RE: any pointer to run wikipedia bayes example

Andrew Palumbo Wed, 27 Aug 2014 14:18:07 -0700


Subject: RE: any pointer to run wikipedia bayes example
To: [email protected]
From: [email protected]
Date: Tue, 26 Aug 2014 18:12:52 -0400



Hello Andrew,



I have given a try to NB on the medium size  Wikipedia (~1GB data after 
decompression, roughly 1/50 of the full Wikipedia size) with two categories 
(US/UK) I examined the tf-idf vectors generated. 



I have two questions:

(1) It seems  there are (only) 11683 data points (i.e., documents) generated, 
albeit each data point has relatively high dimension. 10K data points seem not 
very exciting, even I multiply it by 50 ( to the full extend of Wikipedia 
dataset), it seems the data points are not particularly many.




I suspect that many of the documents are not categorized as either US or UK, 
thus not included in the training set. On a 20 node (8 cores each)( cluster 
(albeit a quite old one, 5 years old), it took 45 minutes to label/vectorize  
the dataset, but only 3 minutes to train the NB.






If you used option (2) from the classify-wiki.sh script,  seq2sparse will be 
vectorizing the data using 4-grams which take much longer and give you a much 
larger feature set.  option (1) uses bigrams.   






I am wondering is there a way to get a larger dataset that can stress the NB 
training (instead of the label/vectorization part) either by providing a more 
inclusive category file or choosing another dataset ?     

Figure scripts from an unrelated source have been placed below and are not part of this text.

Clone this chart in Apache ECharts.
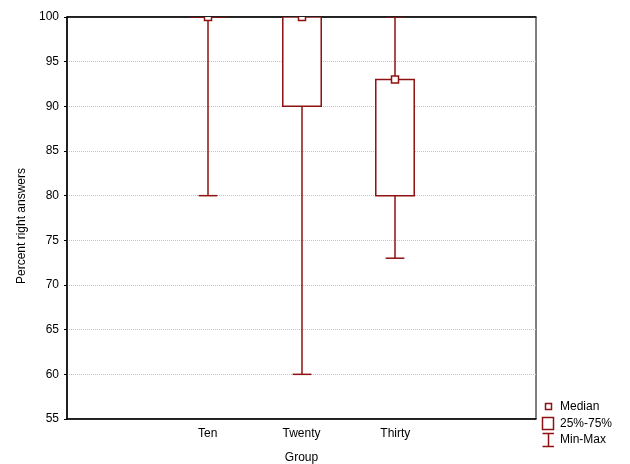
<!DOCTYPE html>
<html>
<head>
<meta charset="utf-8">
<script src="https://cdn.jsdelivr.net/npm/echarts@6/dist/echarts.min.js"></script>
<style>
html, body { margin: 0; padding: 0; background: #fff; }
#chart { width: 630px; height: 464px; }
</style>
</head>
<body>
<div id="chart"></div>
<script>
// axis slots: empty slot on each side like the original
var categories = ['', 'Ten', 'Twenty', 'Thirty', ' '];
var groups = ['Ten', 'Twenty', 'Thirty'];
var mins = [80, 60, 73];
var q1s = [100, 90, 80];
var medians = [100, 100, 93];
var q3s = [100, 100, 93];
var maxs = [100, 100, 100];
var legendNames = ['Median', '25%-75%', 'Min-Max'];

var RED = '#8e1212';
var FONT = '"Liberation Sans", Arial, sans-serif';

var boxData = [];
for (var i = 0; i < groups.length; i++) {
    boxData.push([categories.indexOf(groups[i]), mins[i], q1s[i], medians[i], q3s[i], maxs[i]]);
}

function renderBox(params, api) {
    var idx = api.value(0);
    var band = api.size([1, 0])[0];
    var half = band * 0.205;
    var cap = band * 0.1;
    var pMin = api.coord([idx, api.value(1)]);
    var pQ1 = api.coord([idx, api.value(2)]);
    var pMed = api.coord([idx, api.value(3)]);
    var pQ3 = api.coord([idx, api.value(4)]);
    var pMax = api.coord([idx, api.value(5)]);
    var x = Math.round(pMin[0]);
    var ln = { stroke: RED, lineWidth: 1.5 };
    return {
        type: 'group',
        children: [
            { type: 'line', shape: { x1: x, y1: pMin[1], x2: x, y2: pQ1[1] }, style: ln },
            { type: 'line', shape: { x1: x, y1: pQ3[1], x2: x, y2: pMax[1] }, style: ln },
            { type: 'line', shape: { x1: x - cap, y1: pMin[1], x2: x + cap, y2: pMin[1] }, style: ln },
            { type: 'line', shape: { x1: x - cap, y1: pMax[1], x2: x + cap, y2: pMax[1] }, style: ln },
            { type: 'rect', shape: { x: x - half, y: pQ3[1], width: half * 2, height: pQ1[1] - pQ3[1] },
              style: { stroke: RED, fill: '#fff', lineWidth: 1.5 } },
            { type: 'rect', shape: { x: x - 3.5, y: pMed[1] - 3.5, width: 7, height: 7 },
              style: { stroke: RED, fill: '#fff', lineWidth: 1.5 } }
        ]
    };
}

var myChart = echarts.init(document.getElementById('chart'));
var option = {
    backgroundColor: '#fff',
    animation: false,
    textStyle: { fontFamily: FONT },
    grid: {
        left: 67, top: 17, right: 94, bottom: 45,
        show: true, borderColor: '#000', borderWidth: 1,
        outerBoundsMode: 'none'
    },
    xAxis: [
        {
            type: 'category',
            data: categories,
            position: 'bottom',
            name: 'Group',
            nameLocation: 'middle',
            nameGap: 33,
            nameTextStyle: { color: '#000', fontSize: 12, fontFamily: FONT },
            axisLine: { lineStyle: { color: '#000', width: 1.5 } },
            axisTick: { inside: true, alignWithLabel: true, length: 3, lineStyle: { color: '#000' } },
            axisLabel: { color: '#000', fontSize: 12, margin: 9, fontFamily: FONT },
            splitLine: { show: false }
        },
        {
            type: 'category',
            data: categories,
            position: 'top',
            axisLine: { lineStyle: { color: '#000', width: 1.5 } },
            axisTick: { inside: true, alignWithLabel: true, length: 3, lineStyle: { color: '#000' } },
            axisLabel: { show: false },
            splitLine: { show: false }
        }
    ],
    yAxis: {
        type: 'value',
        min: 55,
        max: 100,
        interval: 5,
        name: 'Percent right answers',
        nameLocation: 'middle',
        nameGap: 39,
        nameTextStyle: { color: '#000', fontSize: 12, fontFamily: FONT, padding: [0, 16, 0, 0] },
        axisLine: { show: true, lineStyle: { color: '#000', width: 1.5 } },
        axisTick: { show: true, length: 3, lineStyle: { color: '#000' } },
        axisLabel: { color: '#000', fontSize: 12, margin: 8, fontFamily: FONT },
        splitLine: { show: true, lineStyle: { color: '#c4c4c4', type: 'dotted', width: 1 } }
    },
    series: [
        {
            name: '25%-75%',
            type: 'custom',
            xAxisIndex: 0,
            clip: true,
            renderItem: renderBox,
            data: boxData
        }
    ],
    graphic: [
        { type: 'rect', shape: { x: 545.5, y: 403.5, width: 6, height: 6 },
          style: { stroke: RED, fill: '#fff', lineWidth: 1.5 } },
        { type: 'text', x: 560, y: 407, style: { text: legendNames[0], fill: '#000', font: '12px ' + FONT, verticalAlign: 'middle' } },
        { type: 'rect', shape: { x: 542.5, y: 417.5, width: 11, height: 12 },
          style: { stroke: RED, fill: '#fff', lineWidth: 1.5 } },
        { type: 'text', x: 560, y: 424, style: { text: legendNames[1], fill: '#000', font: '12px ' + FONT, verticalAlign: 'middle' } },
        { type: 'polyline', shape: { points: [[542.5, 433.5], [554, 433.5]] }, style: { stroke: RED, lineWidth: 1.5 } },
        { type: 'polyline', shape: { points: [[548.5, 433.5], [548.5, 446.5]] }, style: { stroke: RED, lineWidth: 1.5 } },
        { type: 'polyline', shape: { points: [[542.5, 446.5], [554, 446.5]] }, style: { stroke: RED, lineWidth: 1.5 } },
        { type: 'text', x: 560, y: 440, style: { text: legendNames[2], fill: '#000', font: '12px ' + FONT, verticalAlign: 'middle' } }
    ]
};
myChart.setOption(option);
</script>
</body>
</html>
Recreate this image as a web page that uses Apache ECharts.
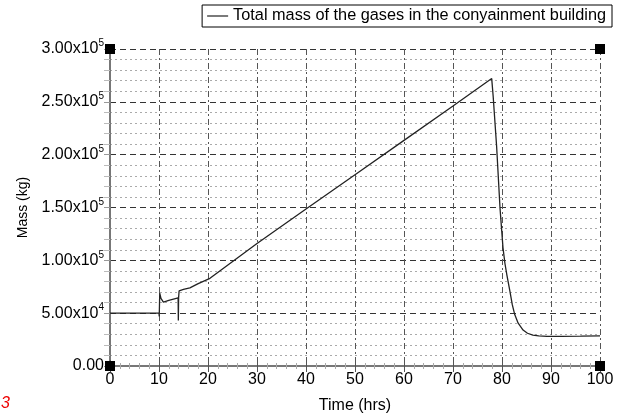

You could run on the the full country set:


https://github.com/apache/mahout/blob/master/examples/src/test/resources/country.txt


By editing line 101 or 107 to read:


    cp $MAHOUT_HOME/examples/src/test/resources/country.txt 
${WORK_DIR}/country.txt


However on the medium data set, this only yields ~38200 documents so it still 
probably will not be not be the size that you are looking for. Alternatively, 
you could create your own category.txt file to use and pass it to the -c 
argument.

As well you could try turning the -all option which as we discussed before will 
likely skew the categories into an "unknown" category, but will not reject any 
documents






With a more inclusive category file, I can potentially get a larger dataset, 
but I don't know how to handle the case where a document has two labels in that 
category file. 






Currently, the WikipediaMapper is labeling the document as the first matching 
category that it finds, but you can customize this however you'd like.  






(2) I am wondering if I use Wikipedia dataset as the input to the K-means 
clustering, (thus no need to label the data), then I can get a relatively large 
dataset, and both K-means and NB use the SequenceFileFormat.






I believe this this should work- you could remove the labeling section - 
basically lines 79-85  from WikipediaMapper.java 



https://github.com/apache/mahout/blob/master/integration/src/main/java/org/apache/mahout/text/wikipedia/WikipediaMapper.java


and write out something like (K=document_title,V=document) to the sequence 
file. 



and then run this sequence file through seq2sparse and kmeans as is done in the 
cluster-reuters.sh example(starting at line 109):


https://github.com/andrewpalumbo/mahout/blob/master/examples/bin/cluster-reuters.sh
    




It seems that I would just need to bypass the label data part and go directly 
to the vectorization, I am not sure if it is feasible ?




Thanks a lot !



Wei



Andrew Palumbo ---08/21/2014 02:28:45 PM---Hello, Yes, If you work off of the 
current trunk, you can use the classify-wiki.sh example.  There i



From:   Andrew Palumbo <[email protected]>

To:     "[email protected]" <[email protected]>

Date:   08/21/2014 02:28 PM

Subject:        RE: any pointer to run wikipedia bayes example








Hello,



Yes, If you work off of the current trunk, you can use the classify-wiki.sh 
example.  There is currently no documentation on the Mahout site for this.



You can run this script to build and test an NB classifier for option (1) 10 
arbitrary countries or option (2) 2 countries (United States and United Kingdom)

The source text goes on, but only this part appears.